Other family letters, related to the four in this collection, were published as The Alexander Letters, 1787-1900 (Savannah: privately printed, 1910) in an edition of one hundred thirty-one copies.

After 1865 there are no letters from Aleck Haskell until 8 February 1872 when he wrote a love letter to his wife, then visiting her sister in Savannah. A letter of P.Y. Hudson dated Atlanta, 5 February 1872, acknowledged the receipt of $100 in payment for a portrait of Judge Cheves that had been painted by Edward Mooney in Savannah in 1852. Alice Haskell wrote her cousin on 30 October 1876, just before the November election, and commented on her husband's efforts on behalf of Hampton-"Aleck is Chairman of the State Democratic Executive Committee, an office with much honour & no pay, & I tell you if I never was proud of him before I am now." She continued-"He is looked up to like a demigod….Aleck has declined all office, so I'll have the pleasure of his company once more after the Election."

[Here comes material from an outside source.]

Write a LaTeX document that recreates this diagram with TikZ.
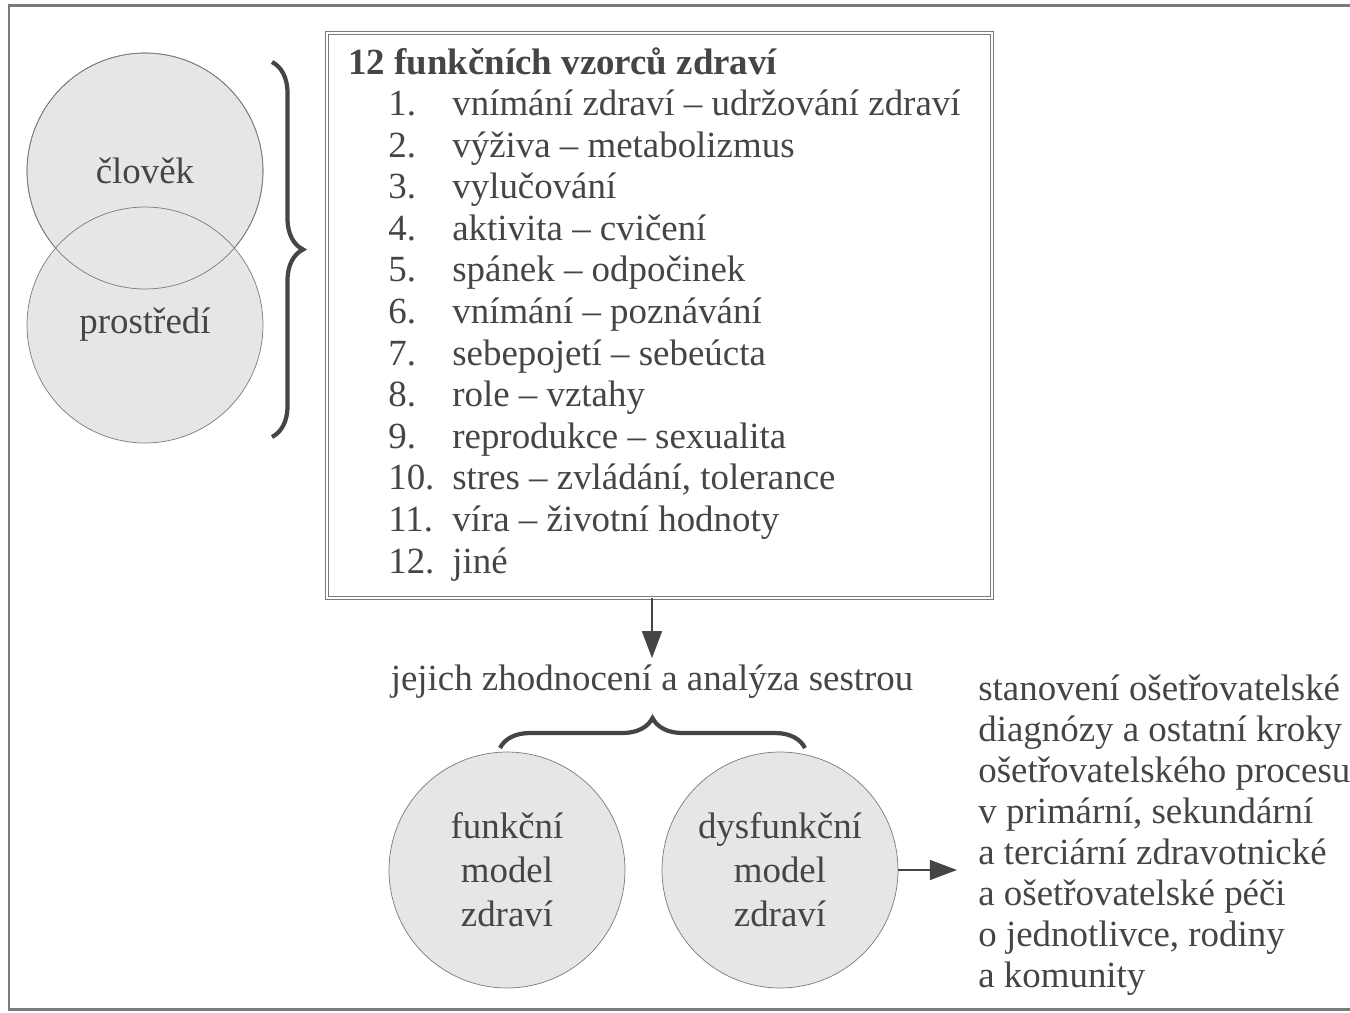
\documentclass[tikz,border=0pt]{standalone}
\usepackage{fontspec}
\setmainfont{Liberation Serif}
\usetikzlibrary{arrows.meta,decorations.pathreplacing,positioning}
\definecolor{inkgray}{HTML}{454545}
\definecolor{linegray}{HTML}{7A7A7A}
\definecolor{fillgray}{HTML}{E6E6E6}

\begin{document}
\begin{tikzpicture}[x=0.02cm,y=-0.02cm,
	font=\fontsize{21}{25}\selectfont,text=inkgray,
	kruh/.style={shape=circle,draw=linegray,fill=fillgray,minimum size=4.72cm,inner sep=0pt,align=center},
	cislo/.style={anchor=base west,inner sep=0pt},
	sipka/.style={draw=inkgray,line width=0.8pt,-{Triangle[width=0.4cm,length=0.54cm]}},
	zavorka/.style={draw=inkgray,line width=2.4pt,decorate,decoration={brace,amplitude=#1}}]
	\useasboundingbox (0,0) rectangle (1350,1012);
	% ramecek
	\draw[linegray,line width=1.7pt] (1350,5) -- (9,5) -- (9,1009) -- (1350,1009);
	% clovek a prostredi
			\node (clovek) at(145,171)[kruh]{člověk};
			\node (prostredi) at(145,325)[kruh]{prostředí};
	\draw[linegray] (clovek.center) circle[radius=2.36cm];
	\draw[zavorka=0.62cm] (272,62) -- (272,437);
	% seznam vzorcu
			\node (vzorce) at(659.5,315.5)[draw=linegray,double,double distance=1.5pt,line width=0.5pt,minimum width=13.3cm,minimum height=11.3cm]{};
			\node (nadpis) at(348,74)[cislo,font=\fontsize{21}{25}\selectfont\bfseries]{12 funkčních vzorců zdraví};
			\node (c1) at(388,115)[cislo]{1.};   \node (v1) at(452,115)[cislo]{vnímání zdraví – udržování zdraví};
			\node (c2) at(388,157)[cislo]{2.};   \node (v2) at(452,157)[cislo]{výživa – metabolizmus};
			\node (c3) at(388,198)[cislo]{3.};   \node (v3) at(452,198)[cislo]{vylučování};
			\node (c4) at(388,240)[cislo]{4.};   \node (v4) at(452,240)[cislo]{aktivita – cvičení};
			\node (c5) at(388,281)[cislo]{5.};   \node (v5) at(452,281)[cislo]{spánek – odpočinek};
			\node (c6) at(388,323)[cislo]{6.};   \node (v6) at(452,323)[cislo]{vnímání – poznávání};
			\node (c7) at(388,365)[cislo]{7.};   \node (v7) at(452,365)[cislo]{sebepojetí – sebeúcta};
			\node (c8) at(388,406)[cislo]{8.};   \node (v8) at(452,406)[cislo]{role – vztahy};
			\node (c9) at(388,448)[cislo]{9.};   \node (v9) at(452,448)[cislo]{reprodukce – sexualita};
			\node (c10) at(388,489)[cislo]{10.}; \node (v10) at(452,489)[cislo]{stres – zvládání, tolerance};
			\node (c11) at(388,531)[cislo]{11.}; \node (v11) at(452,531)[cislo]{víra – životní hodnoty};
			\node (c12) at(388,573)[cislo]{12.}; \node (v12) at(452,573)[cislo]{jiné};
	% hodnoceni
			\node (analyza) at(652,690)[anchor=base]{jejich zhodnocení a analýza sestrou};
	\draw[sipka] (vzorce.south -| analyza) -- (analyza.north);
	\draw[zavorka=0.6cm] (500,748) -- (805,748);
			\node (funkcni) at(507,870)[kruh]{funkční\\model\\zdraví};
			\node (dysfunkcni) at(780,870)[kruh]{dysfunkční\\model\\zdraví};
			\node (kroky) at(978,674)[anchor=north west,inner sep=0pt,align=left,font=\fontsize{21}{23.4}\selectfont]{stanovení ošetřovatelské\\diagnózy a ostatní kroky\\ošetřovatelského procesu\\v primární, sekundární\\a terciární zdravotnické\\a ošetřovatelské péči\\o jednotlivce, rodiny\\a komunity};
	\draw[sipka,shorten >=15\pgflinewidth] (dysfunkcni.east) -- (dysfunkcni.east -| kroky.west);
\end{tikzpicture}
\end{document}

Haskell addressed a birthday letter to his daughter Louisa on 25 July 1883 while she was away on vacation with her mother and siblings at White Sulphur Spring, near Waynesville, N.C.-"My very dear eleven-year-old Daughter: I write to wish you many happy returns of your birthday & to tell you how glad I am to have a daughter who is loving and dutiful to a high degree and is steadily trying with advanced age to improve and strengthen herself in the path of right."

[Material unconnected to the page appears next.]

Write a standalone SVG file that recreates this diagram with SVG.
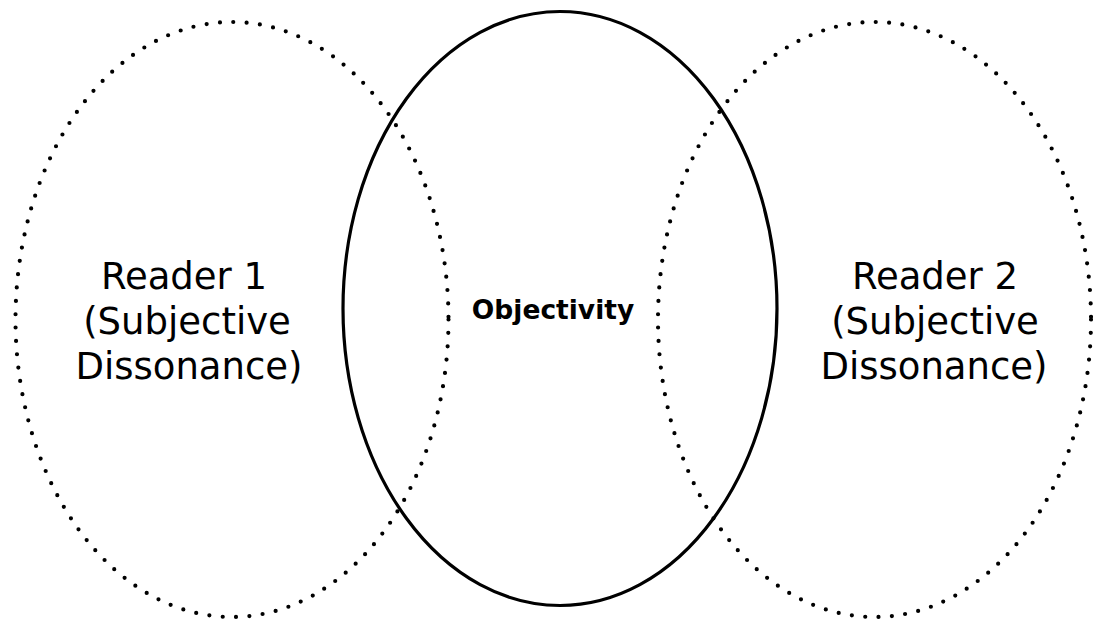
<svg xmlns="http://www.w3.org/2000/svg" width="1093" height="621" viewBox="0 0 1093 621">
<style>
.dot{fill:none;stroke:#000;stroke-width:4.2;stroke-linecap:round;stroke-dasharray:0 13.4}
.solid{fill:none;stroke:#000;stroke-width:3.2}
.lbl{font-family:"DejaVu Sans",Verdana,sans-serif;font-size:37px;fill:#000;text-anchor:middle}
.bold{font-family:"DejaVu Sans",Verdana,sans-serif;font-size:26.5px;font-weight:bold;fill:#000;text-anchor:middle}
</style>
<rect width="1093" height="621" fill="#fff"/>
<g id="reader1">
<ellipse class="dot" cx="232" cy="319.5" rx="216.5" ry="297.5"/>
<text class="lbl"><tspan x="184" y="289">Reader 1</tspan><tspan x="187" y="334">(Subjective</tspan><tspan x="189" y="379">Dissonance)</tspan></text>
</g>
<g id="reader2">
<ellipse class="dot" cx="874.5" cy="319.5" rx="216.5" ry="297.5"/>
<text class="lbl"><tspan x="935" y="289">Reader 2</tspan><tspan x="935" y="334">(Subjective</tspan><tspan x="934" y="379">Dissonance)</tspan></text>
</g>
<g id="objectivity">
<ellipse class="solid" cx="560" cy="308.5" rx="217" ry="297"/>
<text class="bold" x="553" y="319">Objectivity</text>
</g>
<g id="connectors"></g>
</svg>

Alice Haskell, in a letter of 7 February [1893] written to her children, described the fire that consumed the family home, the Gov. John Taylor house on Arsenal Hill, on the afternoon of 4 February. Haskell had purchased the large house in 1882 to accommodate his growing family, then numbering seven children, but soon to be eight. Mrs. Haskell explained how the fire started and described the efforts to save the house and its furnishings-"There must have been 800 men rushing to & fro, pulling & hauling such heavy furniture, throwing things about, it seemed to me like the terrors of the judgment day," she remembered. "The work that was done there from 2 to 5 is almost incredible, & when you think of the house having only one, narrow stair case, what was saved was wonderful." In a continuation of the letter dated Friday the 17th, Mrs. Haskell wrote of the kindness of friends and their effort to find a suitable home. "We went yesterday to look at Dr. Dunn's place (Mrs. Singleton's old place on Senate & Pickens Sts) which is beautifully fixed up & in apple pie order…." This house, at 116 Senate Street, was purchased in 1893 and remained the family's residence until it was sold in 1909. It had been owned by Mrs. Mary Singleton during the Civil War, and it was there that Haskell's first wife, Decca Singleton Haskell, died in 1862.

The remainder of the collection consists primarily of letters written by Alice Haskell to her children, beginning in 1893. In that year both Louisa and Mary began their college careers in New England institutions. Occasional letters from the children are present in the collection as well. Louise wrote a long letter dated 6 January 1901 to her mother about a trip she had taken to Chicago and Detroit; another dated Venice, Italy, 20 July 1902, described her delight with that country. Adam Leopold Haskell, in a letter of 3 August 1904 written to his father from Lynn, Mass., described the work he was doing for the General Electric Company-"At the River Works they make the castings, etc., and all the heavy machines, and all the steam turbines, and test the larger size turbine machines which are non-condensing; and I am on the job." He also mentioned the receipt of his Harvard diploma, awarded in 1903.

In the summer of 1908 Haskell toured the British Isles and France with his daughter Mary. In the collection is a traditional travel diary in which Haskell recorded his impressions of the sites he and Mary visited and the people they met. Covering the period 14 June-3 September and numbering one hundred forty-seven pages, the diary was written primarily by Haskell, except for the period spent in Paris, 30 July-5 August, when, as Haskell later recorded, "I was deaf & dumb there, & eyes had more than they could comprehend. Even if I had two, instead of one, & that having rusty wires for its brain communication & a dilapidated receiver as well as transmitter." This diary served as the basis for a chapter devoted to the European trip in Louise Daly's biography of her father.

A black-bordered card from The National Loan & Exchange Bank of Columbia informed the public of Haskell's death-"With profound sorrow the Officers and Directors of this Bank announce the death of its Vice-President Alexander Cheves Haskell which occurred in Columbia, S.C. Wednesday, April thirteenth Nineteen hundred and ten."